Before that can happen, though, the ship will have to negotiate an extensive series of test flights that will last for at least the next year. In a bid to publicly demonstrate his faith in the reliability and safety of the process, Sir Richard has promised that he will be the first “civilian” to travel in the spacecraft, accompanied by his children, Holly and Sam, and his elderly father, Ted.
“We will not be putting anybody into space until test pilots have done many, many trips and they’re absolutely certain its safe,” he said, noting that thanks to various high-profile disasters, four percent of all the astronauts who have so far gone into space have died. “My wife is letting me take my children and parents up there and she wouldn’t forgive me if we did not come home. So trust me: it will be tested properly.”
Sir Richard has raised more than $400m [£250m] to build a fleet of five identical ships. By 2020, he envisions a space travel industry where several carriers compete to take passengers into space, driving the cost of a trip down to mere hundreds of thousands of pounds. Eventually, people may use space to travel from country to country, he believes, cutting journey-times for long-haul flights to minutes, and meaning that VSS Enterprise will become: “a watchword for the concept of human endeavour in space for generations to come.”
It’s either an act of extraordinary hubris, or an extremely canny investment. But Sir Richard isn’t the only one betting big on the future of space travel. Investors from Abu Dhabi, who paid $280m [£175m] for a 32 percent stake in his project, while the government of California has subsidised development of the rocket in Mojave in hope of creating a lucrative “Silicon Valley” for the new industry there.

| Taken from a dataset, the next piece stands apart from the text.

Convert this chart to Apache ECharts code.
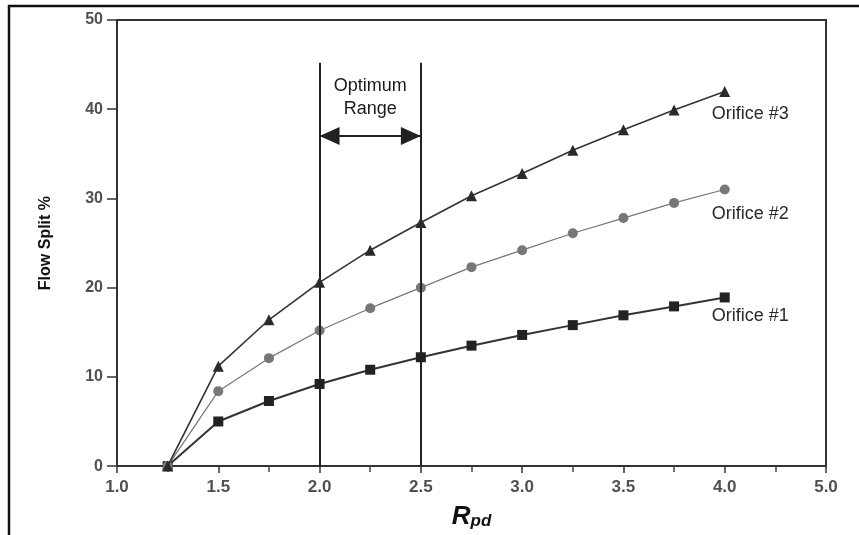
<!DOCTYPE html>
<html>
<head>
<meta charset="utf-8">
<script src="https://cdn.jsdelivr.net/npm/echarts@6/dist/echarts.min.js"></script>
<style>
html,body{margin:0;padding:0;background:#fff;}
#c{width:859px;height:535px;}
</style>
</head>
<body>
<div id="c"></div>
<script>
// ---- data ----
var rpd = [1.25, 1.5, 1.75, 2.0, 2.25, 2.5, 2.75, 3.0, 3.25, 3.5, 3.75, 4.0];
var orifice3 = [0, 11.2, 16.4, 20.6, 24.2, 27.3, 30.3, 32.8, 35.4, 37.7, 39.9, 42.0];
var orifice2 = [0, 8.4, 12.1, 15.2, 17.7, 20.0, 22.3, 24.2, 26.1, 27.8, 29.5, 31.0];
var orifice1 = [0, 5.0, 7.3, 9.2, 10.8, 12.2, 13.5, 14.7, 15.8, 16.9, 17.9, 18.9];
var seriesNames = ['Orifice #3', 'Orifice #2', 'Orifice #1'];
var xTickValues = [1.0, 1.5, 2.0, 2.5, 3.0, 3.5, 4.0, 4.5];
var xTickLabels = ['1.0', '1.5', '2.0', '2.5', '3.0', '3.5', '4.0', '5.0'];
var yTickLabels = ['0', '10', '20', '30', '40', '50'];
var optimumRange = [2.0, 2.5];
var optimumLineTop = 45.2;
var optimumArrowY = 37.0;
var optimumLabelPos = [2.25, 41.3];
var optimumText = 'Optimum\nRange';

var FONT = '"Liberation Sans", Arial, Helvetica, sans-serif';

function pairs(xs, ys) {
  return xs.map(function (x, i) { return [x, ys[i]]; });
}
function withEndLabel(xs, ys, name, offset) {
  var d = pairs(xs, ys);
  var last = d.length - 1;
  d[last] = {
    value: d[last],
    label: {
      show: true, formatter: name, position: 'inside', align: 'left', verticalAlign: 'middle',
      offset: offset, color: '#2a2a2a', fontSize: 18, fontFamily: FONT
    }
  };
  return d;
}

var chart = echarts.init(document.getElementById('c'), null, {renderer: 'canvas'});
var option = {
  animation: false,
  backgroundColor: '#fff',
  grid: {left: 117, right: 33, top: 20, bottom: 66, show: true, borderColor: '#333', borderWidth: 2, backgroundColor: 'transparent'},
  xAxis: {
    type: 'value', min: 1.0, max: 4.5, interval: 0.5,
    axisLine: {show: true, onZero: false, lineStyle: {color: '#333', width: 2}},
    axisTick: {show: true, length: 7, lineStyle: {color: '#333', width: 1.5}},
    minorTick: {show: true, splitNumber: 2, length: 6, lineStyle: {color: '#444', width: 1.5}},
    splitLine: {show: false},
    axisLabel: {
      margin: 13, color: '#505050', fontWeight: 'bold', fontSize: 17, fontFamily: FONT,
      formatter: function (v) {
        for (var i = 0; i < xTickValues.length; i++) {
          if (Math.abs(xTickValues[i] - v) < 1e-6) return xTickLabels[i];
        }
        return '';
      }
    },
    name: '{R|R}{s|pd}', nameLocation: 'middle', nameGap: 32,
    nameTextStyle: {
      rich: {
        R: {fontSize: 26, fontWeight: 'bold', fontStyle: 'italic', color: '#111', fontFamily: FONT, lineHeight: 30, verticalAlign: 'bottom'},
        s: {fontSize: 17, fontWeight: 'bold', fontStyle: 'italic', color: '#111', fontFamily: FONT, lineHeight: 17, verticalAlign: 'bottom', padding: [12, 0, 0, 0]}
      }
    }
  },
  yAxis: {
    type: 'value', min: 0, max: 50, interval: 10,
    axisLine: {show: true, lineStyle: {color: '#333', width: 2}},
    axisTick: {show: true, length: 10, lineStyle: {color: '#333', width: 1.5}},
    splitLine: {show: false},
    axisLabel: {
      margin: 14, color: '#505050', fontWeight: 'bold', fontSize: 16, fontFamily: FONT,
      formatter: function (v) { return yTickLabels[Math.round(v / 10)]; }
    },
    name: 'Flow Split %', nameLocation: 'middle', nameGap: 63,
    nameTextStyle: {fontSize: 16, fontWeight: 'bold', color: '#111', fontFamily: FONT}
  },
  graphic: [
    {type: 'polyline', shape: {points: [[9, 535], [9, 6], [859, 6]]}, style: {stroke: '#111', lineWidth: 2.5, fill: null}, z: 100}
  ],
  series: [
    {
      name: seriesNames[0], type: 'line', data: withEndLabel(rpd, orifice3, seriesNames[0], [-13, 23]),
      symbol: 'triangle', symbolSize: 11, showAllSymbol: true,
      itemStyle: {color: '#2a2a2a'}, lineStyle: {color: '#333', width: 1.6}, z: 5
    },
    {
      name: seriesNames[1], type: 'line', data: withEndLabel(rpd, orifice2, seriesNames[1], [-13, 25]),
      symbol: 'circle', symbolSize: 10, showAllSymbol: true,
      itemStyle: {color: '#777'}, lineStyle: {color: '#777', width: 1.2}, z: 4
    },
    {
      name: seriesNames[2], type: 'line', data: withEndLabel(rpd, orifice1, seriesNames[2], [-13, 19]),
      symbol: 'rect', symbolSize: 10, showAllSymbol: true,
      itemStyle: {color: '#222'}, lineStyle: {color: '#333', width: 2}, z: 3
    },
    {
      name: 'optimum', type: 'scatter', data: [optimumLabelPos], symbolSize: 0, silent: true,
      itemStyle: {opacity: 1},
      label: {show: true, position: 'inside', formatter: optimumText, color: '#1a1a1a', fontSize: 18, lineHeight: 23, fontFamily: FONT},
      markLine: {
        silent: true, animation: false,
        label: {show: false},
        data: [
          [{coord: [optimumRange[0], 0], symbol: 'none'}, {coord: [optimumRange[0], optimumLineTop], symbol: 'none'}],
          [{coord: [optimumRange[1], 0], symbol: 'none'}, {coord: [optimumRange[1], optimumLineTop], symbol: 'none'}],
          [{coord: [optimumRange[0], optimumArrowY], symbol: 'triangle', symbolSize: [18, 20], symbolOffset: [0, 10]},
           {coord: [optimumRange[1], optimumArrowY], symbol: 'triangle', symbolSize: [18, 20], symbolOffset: [0, 10]}]
        ],
        lineStyle: {color: '#222', width: 2, type: 'solid'},
        itemStyle: {color: '#111'}
      }
    }
  ]
};
chart.setOption(option);
</script>
</body>
</html>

New Mexico, whose governor Bill Richardson spoke alongside California’s Governor Schwarzenegger at the unveiling, has also chipped in, putting-up all of the $300m necessary to build the “spaceport” from which Sir Richard’s commercial flights will eventually depart. The desert state, the scene of countless UFO sightings hopes it will eventually become the Heathrow of space travel.
Quite how such lavish spending sits with both politicians' committment to combating climate change remains to be seen, though perhaps Governor Schwarzenegger will be able to explain how sending wealthy men and women into space for fun can help save the planet when he attends the Copenhagen Summit later this week.
In the meantime, all they and Sir Richard could do was eat, drink and be merry. Even that wasn’t quite straightforward: high winds and an unseasonably cold bout of weather meant guests were spent the entire day shivering. Around 8pm, one of the vast marquees, which held a cocktail bar made from ice, had to be evacuated, ending the party several hours early.
As they rushed to board buses back to Los Angeles, the “future astronauts,” many of whom were forced to leave behind coats and handbags in the cloakroom, could have been forgiven for complaining that organising a successful cocktail party shouldn't be rocket science. But in this case, they would of course have been wrong.